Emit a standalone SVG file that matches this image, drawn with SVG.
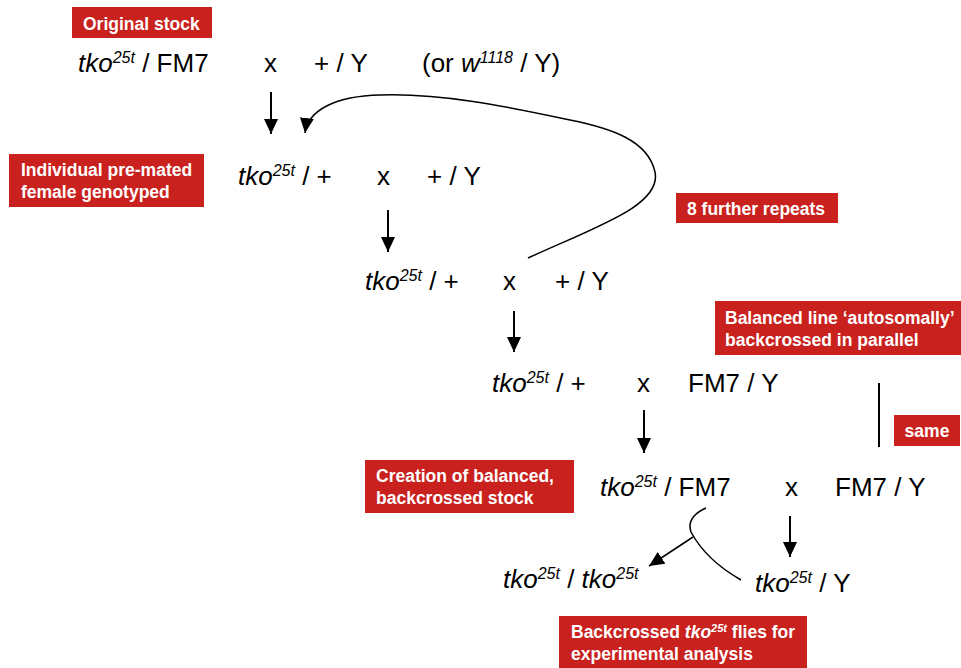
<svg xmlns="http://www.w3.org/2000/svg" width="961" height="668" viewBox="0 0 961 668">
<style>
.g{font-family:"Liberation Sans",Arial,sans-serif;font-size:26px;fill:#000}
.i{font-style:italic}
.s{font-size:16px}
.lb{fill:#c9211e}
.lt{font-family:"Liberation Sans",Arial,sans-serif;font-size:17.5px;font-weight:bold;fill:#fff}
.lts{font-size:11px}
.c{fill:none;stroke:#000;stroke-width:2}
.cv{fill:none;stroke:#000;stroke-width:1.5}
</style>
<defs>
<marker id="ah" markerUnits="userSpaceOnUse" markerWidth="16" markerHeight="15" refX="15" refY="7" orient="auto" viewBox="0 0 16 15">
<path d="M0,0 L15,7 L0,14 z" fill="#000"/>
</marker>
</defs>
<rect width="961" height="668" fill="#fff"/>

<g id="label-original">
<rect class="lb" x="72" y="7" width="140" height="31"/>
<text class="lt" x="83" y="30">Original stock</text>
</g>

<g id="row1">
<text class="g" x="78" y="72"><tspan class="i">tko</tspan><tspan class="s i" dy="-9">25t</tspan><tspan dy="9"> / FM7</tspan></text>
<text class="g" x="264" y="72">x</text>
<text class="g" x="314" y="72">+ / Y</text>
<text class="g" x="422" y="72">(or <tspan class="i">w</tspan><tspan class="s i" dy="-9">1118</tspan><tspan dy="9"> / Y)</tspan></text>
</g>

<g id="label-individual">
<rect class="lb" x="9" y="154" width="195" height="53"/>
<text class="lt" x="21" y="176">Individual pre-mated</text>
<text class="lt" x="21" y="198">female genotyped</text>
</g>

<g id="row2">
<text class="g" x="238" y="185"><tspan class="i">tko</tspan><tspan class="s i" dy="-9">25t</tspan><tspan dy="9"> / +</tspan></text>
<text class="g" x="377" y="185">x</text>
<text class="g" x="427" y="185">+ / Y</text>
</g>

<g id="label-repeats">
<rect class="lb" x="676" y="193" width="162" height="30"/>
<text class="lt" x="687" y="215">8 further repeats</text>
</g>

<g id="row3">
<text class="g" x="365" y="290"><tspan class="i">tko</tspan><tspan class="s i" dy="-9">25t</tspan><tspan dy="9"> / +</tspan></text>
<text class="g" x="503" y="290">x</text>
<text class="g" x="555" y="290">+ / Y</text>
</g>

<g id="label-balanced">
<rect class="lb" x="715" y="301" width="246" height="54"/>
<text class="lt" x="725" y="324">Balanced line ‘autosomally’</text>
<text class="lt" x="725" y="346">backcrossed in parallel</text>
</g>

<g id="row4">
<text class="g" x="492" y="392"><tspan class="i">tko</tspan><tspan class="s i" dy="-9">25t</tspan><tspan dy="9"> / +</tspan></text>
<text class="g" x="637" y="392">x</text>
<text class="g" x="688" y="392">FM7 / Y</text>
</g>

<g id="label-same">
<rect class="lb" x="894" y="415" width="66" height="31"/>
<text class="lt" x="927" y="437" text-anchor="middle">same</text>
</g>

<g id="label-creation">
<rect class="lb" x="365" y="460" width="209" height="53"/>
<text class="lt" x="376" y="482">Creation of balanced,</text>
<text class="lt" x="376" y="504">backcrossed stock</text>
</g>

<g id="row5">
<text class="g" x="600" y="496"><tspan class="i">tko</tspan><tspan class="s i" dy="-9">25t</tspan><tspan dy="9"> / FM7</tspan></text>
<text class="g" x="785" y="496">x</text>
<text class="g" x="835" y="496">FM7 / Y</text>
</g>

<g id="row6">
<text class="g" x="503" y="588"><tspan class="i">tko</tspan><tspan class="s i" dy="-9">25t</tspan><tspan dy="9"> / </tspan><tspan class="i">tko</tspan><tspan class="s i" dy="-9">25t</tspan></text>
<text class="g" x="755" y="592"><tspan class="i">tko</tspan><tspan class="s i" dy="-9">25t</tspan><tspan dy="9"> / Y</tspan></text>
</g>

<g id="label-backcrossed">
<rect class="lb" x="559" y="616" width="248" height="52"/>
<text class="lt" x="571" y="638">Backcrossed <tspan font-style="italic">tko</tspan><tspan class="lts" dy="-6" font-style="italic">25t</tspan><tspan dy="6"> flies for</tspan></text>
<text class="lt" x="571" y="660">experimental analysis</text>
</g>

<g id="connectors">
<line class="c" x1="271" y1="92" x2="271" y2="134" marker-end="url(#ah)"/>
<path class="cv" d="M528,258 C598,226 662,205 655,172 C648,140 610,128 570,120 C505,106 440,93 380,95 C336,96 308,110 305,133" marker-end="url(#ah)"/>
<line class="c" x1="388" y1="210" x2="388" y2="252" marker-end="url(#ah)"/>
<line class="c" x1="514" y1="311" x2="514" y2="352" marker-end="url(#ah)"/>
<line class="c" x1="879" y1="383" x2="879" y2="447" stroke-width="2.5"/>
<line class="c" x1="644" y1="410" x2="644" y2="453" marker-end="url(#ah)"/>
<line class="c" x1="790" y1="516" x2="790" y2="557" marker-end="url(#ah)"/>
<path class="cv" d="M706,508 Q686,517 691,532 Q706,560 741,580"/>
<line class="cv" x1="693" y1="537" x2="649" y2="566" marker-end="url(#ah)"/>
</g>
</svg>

- **PROBLEM TO WORK ON**: Retype everything in the material word for word, minus pictures.

- **RESULT OF THE EXERCISE**:
Emit a standalone SVG file that matches this image, drawn with SVG.
<svg xmlns="http://www.w3.org/2000/svg" width="961" height="668" viewBox="0 0 961 668">
<style>
.g{font-family:"Liberation Sans",Arial,sans-serif;font-size:26px;fill:#000}
.i{font-style:italic}
.s{font-size:16px}
.lb{fill:#c9211e}
.lt{font-family:"Liberation Sans",Arial,sans-serif;font-size:17.5px;font-weight:bold;fill:#fff}
.lts{font-size:11px}
.c{fill:none;stroke:#000;stroke-width:2}
.cv{fill:none;stroke:#000;stroke-width:1.5}
</style>
<defs>
<marker id="ah" markerUnits="userSpaceOnUse" markerWidth="16" markerHeight="15" refX="15" refY="7" orient="auto" viewBox="0 0 16 15">
<path d="M0,0 L15,7 L0,14 z" fill="#000"/>
</marker>
</defs>
<rect width="961" height="668" fill="#fff"/>

<g id="label-original">
<rect class="lb" x="72" y="7" width="140" height="31"/>
<text class="lt" x="83" y="30">Original stock</text>
</g>

<g id="row1">
<text class="g" x="78" y="72"><tspan class="i">tko</tspan><tspan class="s i" dy="-9">25t</tspan><tspan dy="9"> / FM7</tspan></text>
<text class="g" x="264" y="72">x</text>
<text class="g" x="314" y="72">+ / Y</text>
<text class="g" x="422" y="72">(or <tspan class="i">w</tspan><tspan class="s i" dy="-9">1118</tspan><tspan dy="9"> / Y)</tspan></text>
</g>

<g id="label-individual">
<rect class="lb" x="9" y="154" width="195" height="53"/>
<text class="lt" x="21" y="176">Individual pre-mated</text>
<text class="lt" x="21" y="198">female genotyped</text>
</g>

<g id="row2">
<text class="g" x="238" y="185"><tspan class="i">tko</tspan><tspan class="s i" dy="-9">25t</tspan><tspan dy="9"> / +</tspan></text>
<text class="g" x="377" y="185">x</text>
<text class="g" x="427" y="185">+ / Y</text>
</g>

<g id="label-repeats">
<rect class="lb" x="676" y="193" width="162" height="30"/>
<text class="lt" x="687" y="215">8 further repeats</text>
</g>

<g id="row3">
<text class="g" x="365" y="290"><tspan class="i">tko</tspan><tspan class="s i" dy="-9">25t</tspan><tspan dy="9"> / +</tspan></text>
<text class="g" x="503" y="290">x</text>
<text class="g" x="555" y="290">+ / Y</text>
</g>

<g id="label-balanced">
<rect class="lb" x="715" y="301" width="246" height="54"/>
<text class="lt" x="725" y="324">Balanced line ‘autosomally’</text>
<text class="lt" x="725" y="346">backcrossed in parallel</text>
</g>

<g id="row4">
<text class="g" x="492" y="392"><tspan class="i">tko</tspan><tspan class="s i" dy="-9">25t</tspan><tspan dy="9"> / +</tspan></text>
<text class="g" x="637" y="392">x</text>
<text class="g" x="688" y="392">FM7 / Y</text>
</g>

<g id="label-same">
<rect class="lb" x="894" y="415" width="66" height="31"/>
<text class="lt" x="927" y="437" text-anchor="middle">same</text>
</g>

<g id="label-creation">
<rect class="lb" x="365" y="460" width="209" height="53"/>
<text class="lt" x="376" y="482">Creation of balanced,</text>
<text class="lt" x="376" y="504">backcrossed stock</text>
</g>

<g id="row5">
<text class="g" x="600" y="496"><tspan class="i">tko</tspan><tspan class="s i" dy="-9">25t</tspan><tspan dy="9"> / FM7</tspan></text>
<text class="g" x="785" y="496">x</text>
<text class="g" x="835" y="496">FM7 / Y</text>
</g>

<g id="row6">
<text class="g" x="503" y="588"><tspan class="i">tko</tspan><tspan class="s i" dy="-9">25t</tspan><tspan dy="9"> / </tspan><tspan class="i">tko</tspan><tspan class="s i" dy="-9">25t</tspan></text>
<text class="g" x="755" y="592"><tspan class="i">tko</tspan><tspan class="s i" dy="-9">25t</tspan><tspan dy="9"> / Y</tspan></text>
</g>

<g id="label-backcrossed">
<rect class="lb" x="559" y="616" width="248" height="52"/>
<text class="lt" x="571" y="638">Backcrossed <tspan font-style="italic">tko</tspan><tspan class="lts" dy="-6" font-style="italic">25t</tspan><tspan dy="6"> flies for</tspan></text>
<text class="lt" x="571" y="660">experimental analysis</text>
</g>

<g id="connectors">
<line class="c" x1="271" y1="92" x2="271" y2="134" marker-end="url(#ah)"/>
<path class="cv" d="M528,258 C598,226 662,205 655,172 C648,140 610,128 570,120 C505,106 440,93 380,95 C336,96 308,110 305,133" marker-end="url(#ah)"/>
<line class="c" x1="388" y1="210" x2="388" y2="252" marker-end="url(#ah)"/>
<line class="c" x1="514" y1="311" x2="514" y2="352" marker-end="url(#ah)"/>
<line class="c" x1="879" y1="383" x2="879" y2="447" stroke-width="2.5"/>
<line class="c" x1="644" y1="410" x2="644" y2="453" marker-end="url(#ah)"/>
<line class="c" x1="790" y1="516" x2="790" y2="557" marker-end="url(#ah)"/>
<path class="cv" d="M706,508 Q686,517 691,532 Q706,560 741,580"/>
<line class="cv" x1="693" y1="537" x2="649" y2="566" marker-end="url(#ah)"/>
</g>
</svg>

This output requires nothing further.